>> Start

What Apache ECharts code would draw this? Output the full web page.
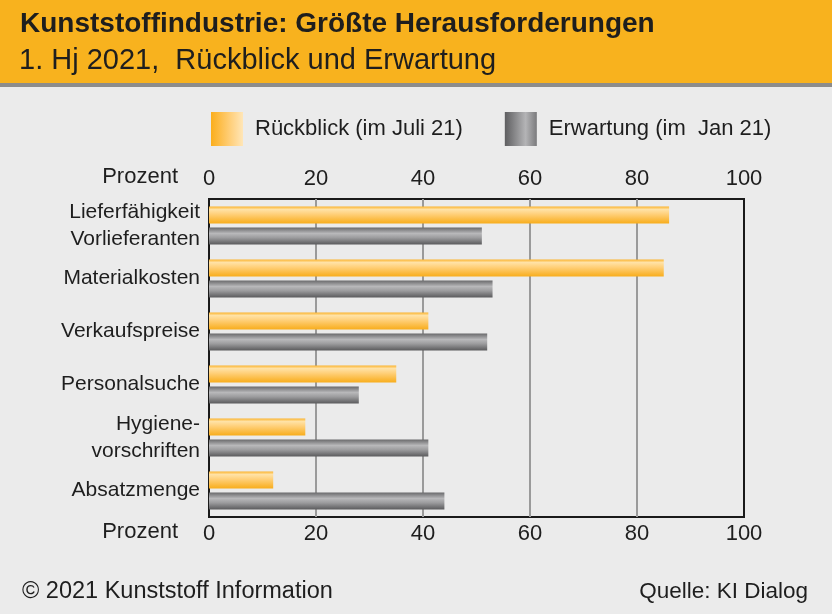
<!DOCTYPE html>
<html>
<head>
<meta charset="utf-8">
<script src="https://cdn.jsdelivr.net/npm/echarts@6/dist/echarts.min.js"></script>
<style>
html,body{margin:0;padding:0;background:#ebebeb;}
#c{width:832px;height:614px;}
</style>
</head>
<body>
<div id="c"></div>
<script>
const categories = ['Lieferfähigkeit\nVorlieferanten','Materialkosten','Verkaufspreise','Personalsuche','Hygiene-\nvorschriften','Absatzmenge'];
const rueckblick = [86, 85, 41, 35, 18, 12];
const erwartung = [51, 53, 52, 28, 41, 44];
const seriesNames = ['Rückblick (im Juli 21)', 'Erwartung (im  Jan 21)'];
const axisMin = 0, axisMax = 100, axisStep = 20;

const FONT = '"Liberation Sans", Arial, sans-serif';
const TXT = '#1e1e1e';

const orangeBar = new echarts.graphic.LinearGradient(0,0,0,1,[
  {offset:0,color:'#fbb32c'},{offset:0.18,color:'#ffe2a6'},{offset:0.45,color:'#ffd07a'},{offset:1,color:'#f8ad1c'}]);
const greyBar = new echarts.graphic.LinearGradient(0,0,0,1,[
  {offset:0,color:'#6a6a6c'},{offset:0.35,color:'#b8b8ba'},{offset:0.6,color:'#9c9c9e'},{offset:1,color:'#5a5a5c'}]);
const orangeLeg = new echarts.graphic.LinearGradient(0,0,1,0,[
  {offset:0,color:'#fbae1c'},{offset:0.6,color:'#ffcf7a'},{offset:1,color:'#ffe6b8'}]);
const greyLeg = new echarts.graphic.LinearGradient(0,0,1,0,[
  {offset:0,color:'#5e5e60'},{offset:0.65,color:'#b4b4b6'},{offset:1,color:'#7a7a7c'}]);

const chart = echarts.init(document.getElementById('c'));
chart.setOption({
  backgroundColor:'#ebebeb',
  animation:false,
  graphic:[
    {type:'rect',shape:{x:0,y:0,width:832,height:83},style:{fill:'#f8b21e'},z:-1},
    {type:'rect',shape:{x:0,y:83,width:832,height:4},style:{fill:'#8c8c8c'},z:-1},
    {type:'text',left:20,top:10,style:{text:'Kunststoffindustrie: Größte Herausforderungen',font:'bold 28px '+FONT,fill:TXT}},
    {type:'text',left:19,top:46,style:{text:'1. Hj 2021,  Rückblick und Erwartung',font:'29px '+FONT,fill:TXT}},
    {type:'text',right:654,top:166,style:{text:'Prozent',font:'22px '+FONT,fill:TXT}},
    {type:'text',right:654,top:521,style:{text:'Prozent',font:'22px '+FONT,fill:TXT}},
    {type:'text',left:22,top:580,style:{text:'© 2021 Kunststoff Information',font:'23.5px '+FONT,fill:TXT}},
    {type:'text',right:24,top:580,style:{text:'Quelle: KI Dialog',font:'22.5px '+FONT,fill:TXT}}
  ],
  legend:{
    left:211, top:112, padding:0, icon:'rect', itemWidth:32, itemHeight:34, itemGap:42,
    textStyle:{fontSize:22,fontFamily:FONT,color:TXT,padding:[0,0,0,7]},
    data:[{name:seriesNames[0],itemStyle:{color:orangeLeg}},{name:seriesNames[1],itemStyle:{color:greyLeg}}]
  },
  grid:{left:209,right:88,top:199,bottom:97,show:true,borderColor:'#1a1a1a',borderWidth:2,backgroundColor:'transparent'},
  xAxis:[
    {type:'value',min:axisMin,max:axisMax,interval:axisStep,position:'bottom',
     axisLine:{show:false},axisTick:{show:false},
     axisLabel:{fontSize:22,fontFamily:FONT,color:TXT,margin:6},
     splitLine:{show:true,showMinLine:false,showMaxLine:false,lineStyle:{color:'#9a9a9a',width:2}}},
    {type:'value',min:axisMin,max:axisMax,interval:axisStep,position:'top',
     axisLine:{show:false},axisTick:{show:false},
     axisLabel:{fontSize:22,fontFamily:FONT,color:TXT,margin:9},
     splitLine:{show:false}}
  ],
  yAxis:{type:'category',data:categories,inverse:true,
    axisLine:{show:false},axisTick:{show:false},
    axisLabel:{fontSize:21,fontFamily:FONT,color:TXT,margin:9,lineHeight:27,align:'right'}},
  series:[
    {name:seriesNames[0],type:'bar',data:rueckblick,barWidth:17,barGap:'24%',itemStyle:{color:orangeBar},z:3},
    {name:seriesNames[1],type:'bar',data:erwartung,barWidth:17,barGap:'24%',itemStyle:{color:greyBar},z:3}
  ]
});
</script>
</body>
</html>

>> End

## Requirement
Repeat the material above in full and exactly, omitting the pictures.

## Solved exercise
What Apache ECharts code would draw this? Output the full web page.
<!DOCTYPE html>
<html>
<head>
<meta charset="utf-8">
<script src="https://cdn.jsdelivr.net/npm/echarts@6/dist/echarts.min.js"></script>
<style>
html,body{margin:0;padding:0;background:#ebebeb;}
#c{width:832px;height:614px;}
</style>
</head>
<body>
<div id="c"></div>
<script>
const categories = ['Lieferfähigkeit\nVorlieferanten','Materialkosten','Verkaufspreise','Personalsuche','Hygiene-\nvorschriften','Absatzmenge'];
const rueckblick = [86, 85, 41, 35, 18, 12];
const erwartung = [51, 53, 52, 28, 41, 44];
const seriesNames = ['Rückblick (im Juli 21)', 'Erwartung (im  Jan 21)'];
const axisMin = 0, axisMax = 100, axisStep = 20;

const FONT = '"Liberation Sans", Arial, sans-serif';
const TXT = '#1e1e1e';

const orangeBar = new echarts.graphic.LinearGradient(0,0,0,1,[
  {offset:0,color:'#fbb32c'},{offset:0.18,color:'#ffe2a6'},{offset:0.45,color:'#ffd07a'},{offset:1,color:'#f8ad1c'}]);
const greyBar = new echarts.graphic.LinearGradient(0,0,0,1,[
  {offset:0,color:'#6a6a6c'},{offset:0.35,color:'#b8b8ba'},{offset:0.6,color:'#9c9c9e'},{offset:1,color:'#5a5a5c'}]);
const orangeLeg = new echarts.graphic.LinearGradient(0,0,1,0,[
  {offset:0,color:'#fbae1c'},{offset:0.6,color:'#ffcf7a'},{offset:1,color:'#ffe6b8'}]);
const greyLeg = new echarts.graphic.LinearGradient(0,0,1,0,[
  {offset:0,color:'#5e5e60'},{offset:0.65,color:'#b4b4b6'},{offset:1,color:'#7a7a7c'}]);

const chart = echarts.init(document.getElementById('c'));
chart.setOption({
  backgroundColor:'#ebebeb',
  animation:false,
  graphic:[
    {type:'rect',shape:{x:0,y:0,width:832,height:83},style:{fill:'#f8b21e'},z:-1},
    {type:'rect',shape:{x:0,y:83,width:832,height:4},style:{fill:'#8c8c8c'},z:-1},
    {type:'text',left:20,top:10,style:{text:'Kunststoffindustrie: Größte Herausforderungen',font:'bold 28px '+FONT,fill:TXT}},
    {type:'text',left:19,top:46,style:{text:'1. Hj 2021,  Rückblick und Erwartung',font:'29px '+FONT,fill:TXT}},
    {type:'text',right:654,top:166,style:{text:'Prozent',font:'22px '+FONT,fill:TXT}},
    {type:'text',right:654,top:521,style:{text:'Prozent',font:'22px '+FONT,fill:TXT}},
    {type:'text',left:22,top:580,style:{text:'© 2021 Kunststoff Information',font:'23.5px '+FONT,fill:TXT}},
    {type:'text',right:24,top:580,style:{text:'Quelle: KI Dialog',font:'22.5px '+FONT,fill:TXT}}
  ],
  legend:{
    left:211, top:112, padding:0, icon:'rect', itemWidth:32, itemHeight:34, itemGap:42,
    textStyle:{fontSize:22,fontFamily:FONT,color:TXT,padding:[0,0,0,7]},
    data:[{name:seriesNames[0],itemStyle:{color:orangeLeg}},{name:seriesNames[1],itemStyle:{color:greyLeg}}]
  },
  grid:{left:209,right:88,top:199,bottom:97,show:true,borderColor:'#1a1a1a',borderWidth:2,backgroundColor:'transparent'},
  xAxis:[
    {type:'value',min:axisMin,max:axisMax,interval:axisStep,position:'bottom',
     axisLine:{show:false},axisTick:{show:false},
     axisLabel:{fontSize:22,fontFamily:FONT,color:TXT,margin:6},
     splitLine:{show:true,showMinLine:false,showMaxLine:false,lineStyle:{color:'#9a9a9a',width:2}}},
    {type:'value',min:axisMin,max:axisMax,interval:axisStep,position:'top',
     axisLine:{show:false},axisTick:{show:false},
     axisLabel:{fontSize:22,fontFamily:FONT,color:TXT,margin:9},
     splitLine:{show:false}}
  ],
  yAxis:{type:'category',data:categories,inverse:true,
    axisLine:{show:false},axisTick:{show:false},
    axisLabel:{fontSize:21,fontFamily:FONT,color:TXT,margin:9,lineHeight:27,align:'right'}},
  series:[
    {name:seriesNames[0],type:'bar',data:rueckblick,barWidth:17,barGap:'24%',itemStyle:{color:orangeBar},z:3},
    {name:seriesNames[1],type:'bar',data:erwartung,barWidth:17,barGap:'24%',itemStyle:{color:greyBar},z:3}
  ]
});
</script>
</body>
</html>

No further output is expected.